Ida has emerged off the coast of western Cuba, into the Gulf of Mexico and the interaction with Cuba barely put a dent in the storm, which is not a good sign. Every model shows some fairly rapid/significant intensification over the next 36 hours, given the low shear and high moisture environment around the storm, combined with the very warm waters in the path of the storm (85-88F). Those factors don't "guarantee" such strengthening, but they make it quite likely.

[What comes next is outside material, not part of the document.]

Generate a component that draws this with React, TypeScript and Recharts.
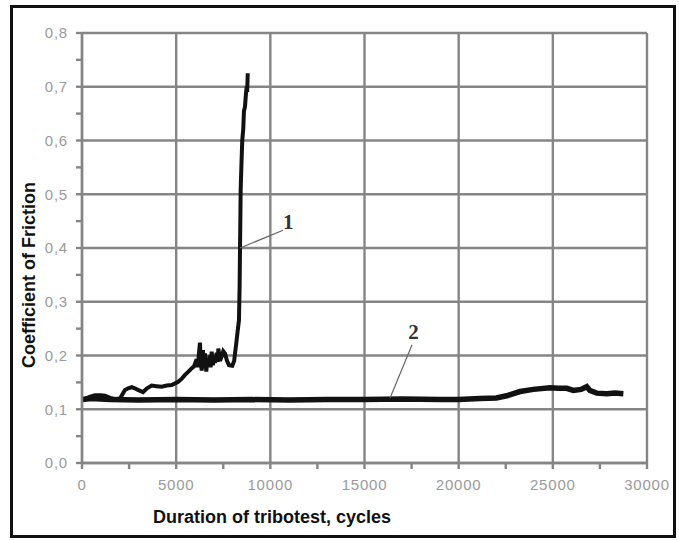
import { LineChart, Line, XAxis, YAxis, CartesianGrid, ReferenceLine, ReferenceDot } from 'recharts';

// curve 1
const cycles1 = [0, 160, 400, 690, 1000, 1220, 1500, 1750, 2020, 2150, 2280, 2450, 2640, 2800, 2970, 3240, 3450, 3700, 3950, 4230, 4500, 4760, 5110, 5300, 5470, 5650, 5820, 5950, 6090, 6150, 6200, 6265, 6300, 6355, 6420, 6480, 6530, 6600, 6650, 6710, 6780, 6830, 6885, 6950, 7000, 7060, 7150, 7200, 7240, 7330, 7415, 7500, 7590, 7700, 7805, 7980, 8080, 8125, 8200, 8250, 8335, 8370, 8390, 8410, 8425, 8470, 8510, 8560, 8600, 8655, 8700, 8745, 8770, 8800];
const friction1 = [0.118, 0.119, 0.123, 0.126, 0.126, 0.125, 0.121, 0.119, 0.12, 0.128, 0.136, 0.139, 0.141, 0.139, 0.136, 0.132, 0.139, 0.144, 0.143, 0.142, 0.144, 0.145, 0.151, 0.157, 0.164, 0.17, 0.176, 0.18, 0.193, 0.178, 0.2, 0.224, 0.19, 0.172, 0.21, 0.176, 0.204, 0.17, 0.195, 0.179, 0.2, 0.178, 0.207, 0.182, 0.198, 0.186, 0.205, 0.188, 0.213, 0.19, 0.198, 0.208, 0.204, 0.19, 0.182, 0.181, 0.19, 0.204, 0.225, 0.241, 0.266, 0.33, 0.4, 0.46, 0.508, 0.56, 0.601, 0.62, 0.655, 0.663, 0.685, 0.7, 0.69, 0.725];

// curve 2
const cycles2 = [0, 500, 1500, 3000, 5000, 7000, 9000, 11000, 13000, 15000, 17000, 19000, 20000, 21130, 22000, 22550, 23260, 23965, 24850, 25300, 25735, 26090, 26500, 26800, 26970, 27330, 27860, 28300, 28745];
const friction2 = [0.118, 0.12, 0.118, 0.117, 0.118, 0.117, 0.118, 0.117, 0.118, 0.118, 0.119, 0.118, 0.118, 0.12, 0.121, 0.125, 0.133, 0.137, 0.14, 0.139, 0.139, 0.135, 0.137, 0.142, 0.135, 0.13, 0.129, 0.13, 0.129];

const xMajor = [0, 5000, 10000, 15000, 20000, 25000, 30000];
const xTicks = [0, 2500, 5000, 7500, 10000, 12500, 15000, 17500, 20000, 22500, 25000, 27500, 30000];
const xMinor = [2500, 7500, 12500, 17500, 22500, 27500];
const yMajor = [0, 0.1, 0.2, 0.3, 0.4, 0.5, 0.6, 0.7, 0.8];
const yTicks = [0, 0.05, 0.1, 0.15, 0.2, 0.25, 0.3, 0.35, 0.4, 0.45, 0.5, 0.55, 0.6, 0.65, 0.7, 0.75, 0.8];
const yMinor = [0.05, 0.15, 0.25, 0.35, 0.45, 0.55, 0.65, 0.75];

const data1 = cycles1.map((x, i) => ({ x, y: friction1[i] }));
const data2 = cycles2.map((x, i) => ({ x, y: friction2[i] }));

const grey = '#858585';
const tickFont = { fontSize: 15, fill: '#9a9a9a', fontFamily: 'Liberation Sans, Arial, sans-serif', letterSpacing: 0.8 };
const numFont = { fontSize: 21, fill: '#333', fontFamily: 'Liberation Serif, serif', fontWeight: 'bold' as const };
const titleStyle = { fontFamily: 'Liberation Sans, Arial, sans-serif', fontWeight: 'bold' as const, fontSize: 18, color: '#111' };

export default function App() {
    return (
        <div style={{ position: 'absolute', left: 0, top: 0, width: 679, height: 540, background: '#fff' }}>
            <div style={{ position: 'absolute', left: 10, top: 5, width: 660, height: 527, border: '3px solid #111' }} />
            <LineChart width={679} height={540} data={data1} margin={{ top: 33, right: 32, left: 0, bottom: 0 }}>
                <CartesianGrid
                    stroke={grey}
                    strokeWidth={2.4}
                    horizontalValues={yMajor}
                    verticalValues={xMajor}
                />
                <XAxis
                    dataKey="x"
                    type="number"
                    domain={[0, 30000]}
                    ticks={xTicks}
                    interval={0}
                    height={77}
                    stroke={grey}
                    strokeWidth={2.4}
                    tickSize={6}
                    tickMargin={10}
                    tick={tickFont}
                    tickFormatter={(v: number) => (v % 5000 === 0 ? String(v) : '')}
                />
                <XAxis
                    xAxisId="top"
                    orientation="top"
                    type="number"
                    domain={[0, 30000]}
                    ticks={xMinor}
                    height={0}
                    mirror
                    axisLine={false}
                    stroke={grey}
                    strokeWidth={2}
                    tickSize={4}
                    tickFormatter={() => ''}
                />
                <YAxis
                    type="number"
                    domain={[0, 0.8]}
                    ticks={yTicks}
                    interval={0}
                    width={82}
                    stroke={grey}
                    strokeWidth={2.4}
                    tickSize={6}
                    tickMargin={8}
                    tick={tickFont}
                    tickFormatter={(v: number) => (Math.round(v * 100) % 10 === 0 ? v.toFixed(1).replace('.', ',') : '')}
                />
                <YAxis
                    yAxisId="right"
                    orientation="right"
                    type="number"
                    domain={[0, 0.8]}
                    ticks={yMinor}
                    width={0}
                    mirror
                    axisLine={false}
                    stroke={grey}
                    strokeWidth={2}
                    tickSize={4}
                    tickFormatter={() => ''}
                />
                <Line data={data2} dataKey="y" type="linear" stroke="#111" strokeWidth={5.5} dot={false} isAnimationActive={false} />
                <Line data={data1} dataKey="y" type="linear" stroke="#111" strokeWidth={4} dot={false} isAnimationActive={false} />
                <ReferenceLine segment={[{ x: 8390, y: 0.4 }, { x: 10675, y: 0.433 }]} stroke="#666" strokeWidth={1.2} />
                <ReferenceLine segment={[{ x: 16357, y: 0.121 }, { x: 17525, y: 0.22 }]} stroke="#666" strokeWidth={1.2} />
                <ReferenceDot x={10950} y={0.45} r={0} stroke="none" fill="none" label={{ value: '1', position: 'center', ...numFont }} />
                <ReferenceDot x={17600} y={0.245} r={0} stroke="none" fill="none" label={{ value: '2', position: 'center', ...numFont }} />
            </LineChart>
            <div style={{ ...titleStyle, position: 'absolute', left: -96, top: 265, width: 250, height: 20, lineHeight: '20px', textAlign: 'center', transform: 'rotate(-90deg)' }}>
                Coefficient of Friction
            </div>
            <div style={{ ...titleStyle, position: 'absolute', left: 153, top: 508, lineHeight: '18px', whiteSpace: 'nowrap' }}>
                Duration of tribotest, cycles
            </div>
        </div>
    );
}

The 11 pm NHC forecast is largely unchanged from 5 pm, with Ida expected to make landfall as a Cat 4 hurricane Sunday evening with 135-140 mph winds somewhere along the SE Louisiana coast (again the track center is somewhere between Houma and Morgan City, which is about 60-70 miles SW and then W of New Orleans, sparing NO the worst of the storm (except for rainfall), but the track could easily shift back much closer to NO, as a 40-50 mile shift is pretty minor from a modeling perspective 42 hours out, bringing the worst weather to the city (especially surge/winds).

The really scary thing is people who should be evacuating (most in its path, really) only have about 30 to maybe 36 hours to do so, as conditions will start deteriorating Sunday morning. This will be a serious storm with life-threatening winds, storm surge and flooding rains (and some tornadoes).
 
Heard it was moving faster than expected. Maybe out of here by Thursday night.
 
IDK crap about forecasts but looking at the tracker above it probably won’t even be here by then. Fingers crossed

two notes on that: these things tend to accelerate as they move to higher latitudes; and as the circulation collapses that long after landfall, all of the rain moves out up to a couple hundred miles ahead of wherever the “center” is. So if the “center” reaches West Virginia or Maryland by Thursday night, we’re probably getting heavy rain here.